(Given request) Produce nothing but an exact copy of the lines from the one containing "Clone this diagram in TikZ." through the one containing "(nsdi) at (400,810)", and do not carry over pictures.

(Input records)
· · · ·
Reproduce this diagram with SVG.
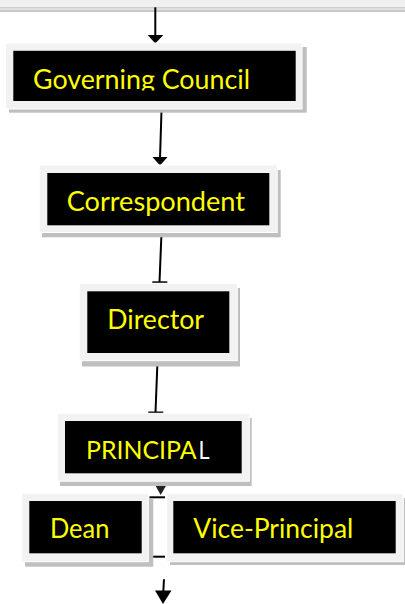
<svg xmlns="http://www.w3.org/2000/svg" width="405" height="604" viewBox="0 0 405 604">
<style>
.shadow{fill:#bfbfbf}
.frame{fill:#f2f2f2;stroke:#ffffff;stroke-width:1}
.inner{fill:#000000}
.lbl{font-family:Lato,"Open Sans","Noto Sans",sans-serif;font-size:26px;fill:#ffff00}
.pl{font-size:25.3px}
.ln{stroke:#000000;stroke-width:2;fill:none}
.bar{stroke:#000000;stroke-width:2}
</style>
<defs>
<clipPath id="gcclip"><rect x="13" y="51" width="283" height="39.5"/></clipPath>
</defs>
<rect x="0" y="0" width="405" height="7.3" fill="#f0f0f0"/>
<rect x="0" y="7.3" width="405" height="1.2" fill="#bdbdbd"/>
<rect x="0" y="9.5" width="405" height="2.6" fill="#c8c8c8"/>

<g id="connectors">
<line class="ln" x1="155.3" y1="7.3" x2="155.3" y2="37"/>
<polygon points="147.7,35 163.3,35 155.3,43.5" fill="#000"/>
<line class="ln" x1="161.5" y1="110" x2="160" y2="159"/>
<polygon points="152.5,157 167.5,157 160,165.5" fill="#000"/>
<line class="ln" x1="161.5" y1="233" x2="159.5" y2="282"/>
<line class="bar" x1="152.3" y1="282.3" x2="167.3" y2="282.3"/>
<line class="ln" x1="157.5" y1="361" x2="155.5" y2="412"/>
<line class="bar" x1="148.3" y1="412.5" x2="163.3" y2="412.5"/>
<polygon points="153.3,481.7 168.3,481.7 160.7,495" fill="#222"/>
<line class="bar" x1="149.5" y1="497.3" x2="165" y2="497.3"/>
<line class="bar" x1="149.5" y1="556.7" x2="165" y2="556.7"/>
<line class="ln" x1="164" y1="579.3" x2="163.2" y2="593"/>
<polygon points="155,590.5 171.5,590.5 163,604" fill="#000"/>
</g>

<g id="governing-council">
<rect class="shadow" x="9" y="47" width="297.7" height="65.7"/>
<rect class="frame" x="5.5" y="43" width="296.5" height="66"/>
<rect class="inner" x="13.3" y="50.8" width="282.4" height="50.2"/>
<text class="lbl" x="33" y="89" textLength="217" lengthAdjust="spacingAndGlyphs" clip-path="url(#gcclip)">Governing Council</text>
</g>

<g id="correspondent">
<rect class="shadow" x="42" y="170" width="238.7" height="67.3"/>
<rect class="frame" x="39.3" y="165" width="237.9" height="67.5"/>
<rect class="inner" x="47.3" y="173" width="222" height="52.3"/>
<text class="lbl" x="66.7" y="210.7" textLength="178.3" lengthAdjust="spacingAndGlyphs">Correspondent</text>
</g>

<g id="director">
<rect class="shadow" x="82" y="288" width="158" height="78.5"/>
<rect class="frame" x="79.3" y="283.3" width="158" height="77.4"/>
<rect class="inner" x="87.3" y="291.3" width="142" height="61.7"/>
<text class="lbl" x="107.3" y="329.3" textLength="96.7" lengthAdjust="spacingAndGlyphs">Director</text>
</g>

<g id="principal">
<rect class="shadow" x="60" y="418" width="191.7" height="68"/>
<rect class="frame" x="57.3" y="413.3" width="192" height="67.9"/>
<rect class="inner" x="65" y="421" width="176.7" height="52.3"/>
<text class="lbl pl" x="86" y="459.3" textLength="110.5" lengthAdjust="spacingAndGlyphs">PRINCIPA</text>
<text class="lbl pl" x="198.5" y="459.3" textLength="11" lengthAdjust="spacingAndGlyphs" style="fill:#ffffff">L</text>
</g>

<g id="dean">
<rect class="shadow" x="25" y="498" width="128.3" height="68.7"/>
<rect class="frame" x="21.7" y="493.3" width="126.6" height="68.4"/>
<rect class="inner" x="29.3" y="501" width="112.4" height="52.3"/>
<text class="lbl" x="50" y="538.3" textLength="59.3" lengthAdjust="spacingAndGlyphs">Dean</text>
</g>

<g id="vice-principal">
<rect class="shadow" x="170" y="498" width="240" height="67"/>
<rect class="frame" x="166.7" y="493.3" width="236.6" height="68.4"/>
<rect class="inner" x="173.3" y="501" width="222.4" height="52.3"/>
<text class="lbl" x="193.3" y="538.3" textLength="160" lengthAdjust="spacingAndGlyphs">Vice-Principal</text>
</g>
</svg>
· · · ·
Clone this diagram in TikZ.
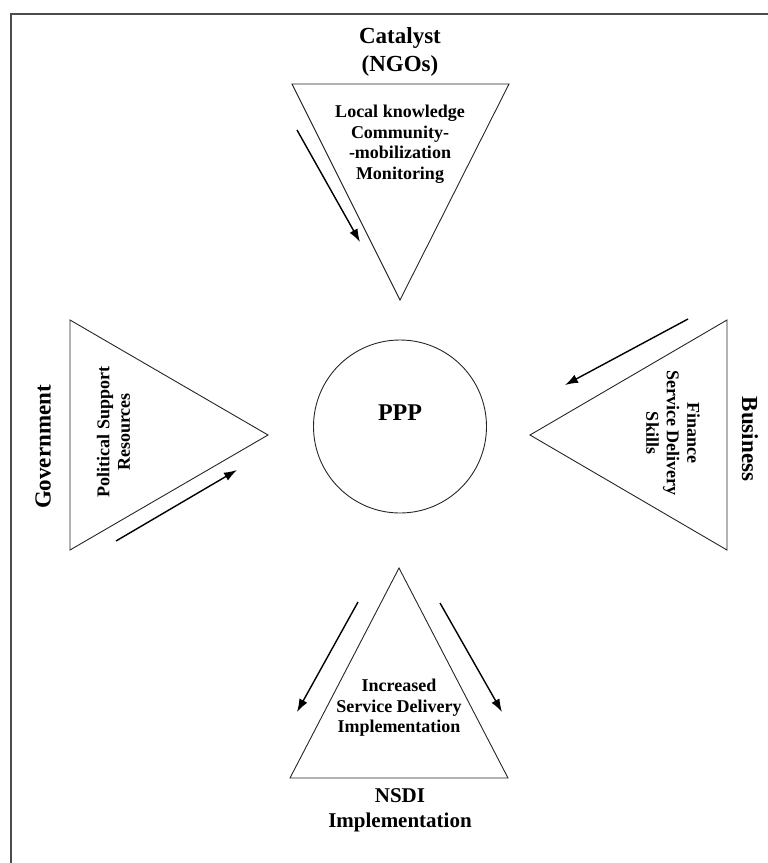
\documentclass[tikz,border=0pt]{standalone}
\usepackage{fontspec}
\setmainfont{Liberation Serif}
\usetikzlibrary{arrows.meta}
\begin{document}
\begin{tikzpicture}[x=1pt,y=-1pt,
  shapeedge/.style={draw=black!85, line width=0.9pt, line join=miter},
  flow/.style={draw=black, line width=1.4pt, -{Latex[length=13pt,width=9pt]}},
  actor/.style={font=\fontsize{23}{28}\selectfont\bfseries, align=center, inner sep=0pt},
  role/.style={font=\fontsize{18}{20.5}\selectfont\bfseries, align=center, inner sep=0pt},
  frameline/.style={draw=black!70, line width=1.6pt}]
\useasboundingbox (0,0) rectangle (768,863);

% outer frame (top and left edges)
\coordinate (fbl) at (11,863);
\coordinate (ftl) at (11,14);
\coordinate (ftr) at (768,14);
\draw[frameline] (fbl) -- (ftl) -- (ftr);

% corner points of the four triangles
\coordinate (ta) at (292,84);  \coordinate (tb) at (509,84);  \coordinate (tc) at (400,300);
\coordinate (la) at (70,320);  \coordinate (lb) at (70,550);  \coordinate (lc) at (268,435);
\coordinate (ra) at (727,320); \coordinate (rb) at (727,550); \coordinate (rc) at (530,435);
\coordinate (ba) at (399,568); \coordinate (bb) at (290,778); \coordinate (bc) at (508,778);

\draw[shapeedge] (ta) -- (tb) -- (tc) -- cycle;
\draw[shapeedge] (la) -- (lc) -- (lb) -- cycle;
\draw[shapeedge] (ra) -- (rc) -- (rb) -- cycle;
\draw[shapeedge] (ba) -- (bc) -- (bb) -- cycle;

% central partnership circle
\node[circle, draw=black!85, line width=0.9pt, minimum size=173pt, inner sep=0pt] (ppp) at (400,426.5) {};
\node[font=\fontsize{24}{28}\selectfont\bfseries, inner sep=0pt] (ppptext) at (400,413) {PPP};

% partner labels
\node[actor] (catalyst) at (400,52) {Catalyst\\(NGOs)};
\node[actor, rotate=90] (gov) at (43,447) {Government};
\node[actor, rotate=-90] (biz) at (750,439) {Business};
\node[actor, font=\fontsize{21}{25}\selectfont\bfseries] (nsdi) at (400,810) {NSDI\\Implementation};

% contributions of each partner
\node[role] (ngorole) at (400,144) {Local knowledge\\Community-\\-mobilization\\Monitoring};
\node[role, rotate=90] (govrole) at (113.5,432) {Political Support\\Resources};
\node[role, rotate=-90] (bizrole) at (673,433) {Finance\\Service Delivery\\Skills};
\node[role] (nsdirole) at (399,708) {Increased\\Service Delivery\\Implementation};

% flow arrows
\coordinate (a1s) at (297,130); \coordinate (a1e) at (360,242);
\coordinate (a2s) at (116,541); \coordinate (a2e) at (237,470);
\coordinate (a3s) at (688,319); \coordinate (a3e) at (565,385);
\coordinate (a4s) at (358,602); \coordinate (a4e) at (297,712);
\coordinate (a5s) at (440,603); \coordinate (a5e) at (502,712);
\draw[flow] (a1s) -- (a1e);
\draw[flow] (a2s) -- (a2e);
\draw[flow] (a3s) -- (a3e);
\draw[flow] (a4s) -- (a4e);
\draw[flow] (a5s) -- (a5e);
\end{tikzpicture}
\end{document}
· · · ·
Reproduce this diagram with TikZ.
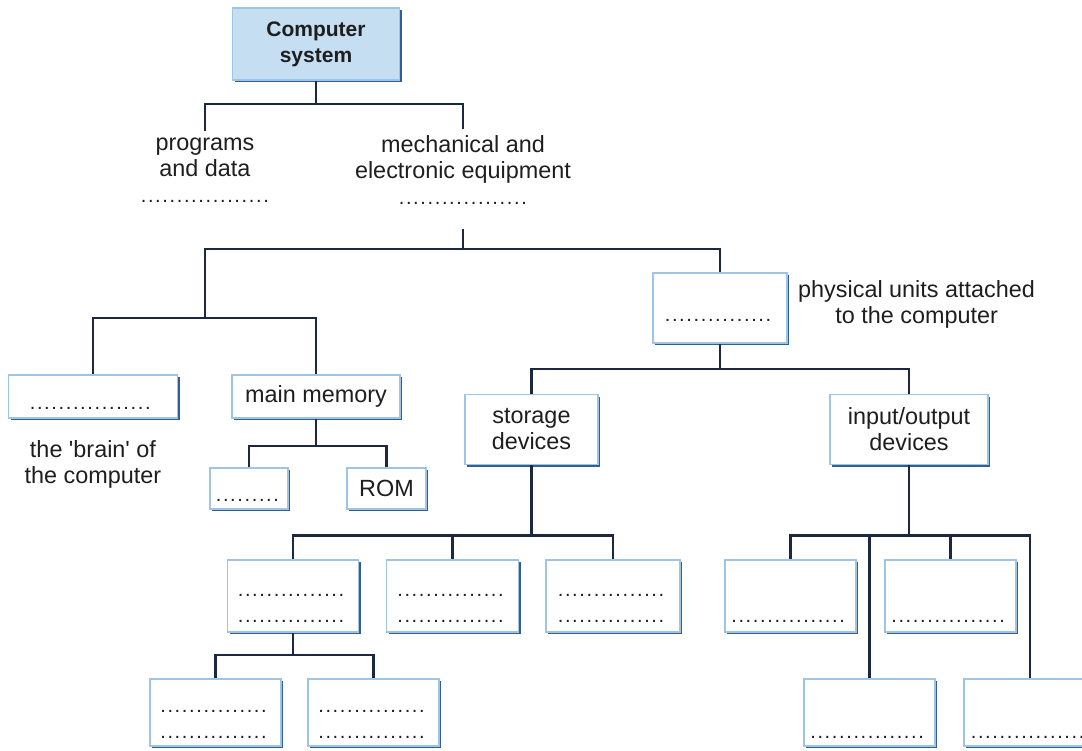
· · · ·
(Exercise response)
Clone this diagram in TikZ.
\documentclass[tikz,border=0pt]{standalone}
\usepackage{fontspec}
\setmainfont{Liberation Serif}
\usetikzlibrary{arrows.meta}
\begin{document}
\begin{tikzpicture}[x=1pt,y=-1pt,
  shapeedge/.style={draw=black!85, line width=0.9pt, line join=miter},
  flow/.style={draw=black, line width=1.4pt, -{Latex[length=13pt,width=9pt]}},
  actor/.style={font=\fontsize{23}{28}\selectfont\bfseries, align=center, inner sep=0pt},
  role/.style={font=\fontsize{18}{20.5}\selectfont\bfseries, align=center, inner sep=0pt},
  frameline/.style={draw=black!70, line width=1.6pt}]
\useasboundingbox (0,0) rectangle (768,863);

% outer frame (top and left edges)
\coordinate (fbl) at (11,863);
\coordinate (ftl) at (11,14);
\coordinate (ftr) at (768,14);
\draw[frameline] (fbl) -- (ftl) -- (ftr);

% corner points of the four triangles
\coordinate (ta) at (292,84);  \coordinate (tb) at (509,84);  \coordinate (tc) at (400,300);
\coordinate (la) at (70,320);  \coordinate (lb) at (70,550);  \coordinate (lc) at (268,435);
\coordinate (ra) at (727,320); \coordinate (rb) at (727,550); \coordinate (rc) at (530,435);
\coordinate (ba) at (399,568); \coordinate (bb) at (290,778); \coordinate (bc) at (508,778);

\draw[shapeedge] (ta) -- (tb) -- (tc) -- cycle;
\draw[shapeedge] (la) -- (lc) -- (lb) -- cycle;
\draw[shapeedge] (ra) -- (rc) -- (rb) -- cycle;
\draw[shapeedge] (ba) -- (bc) -- (bb) -- cycle;

% central partnership circle
\node[circle, draw=black!85, line width=0.9pt, minimum size=173pt, inner sep=0pt] (ppp) at (400,426.5) {};
\node[font=\fontsize{24}{28}\selectfont\bfseries, inner sep=0pt] (ppptext) at (400,413) {PPP};

% partner labels
\node[actor] (catalyst) at (400,52) {Catalyst\\(NGOs)};
\node[actor, rotate=90] (gov) at (43,447) {Government};
\node[actor, rotate=-90] (biz) at (750,439) {Business};
\node[actor, font=\fontsize{21}{25}\selectfont\bfseries] (nsdi) at (400,810) {NSDI\\Implementation};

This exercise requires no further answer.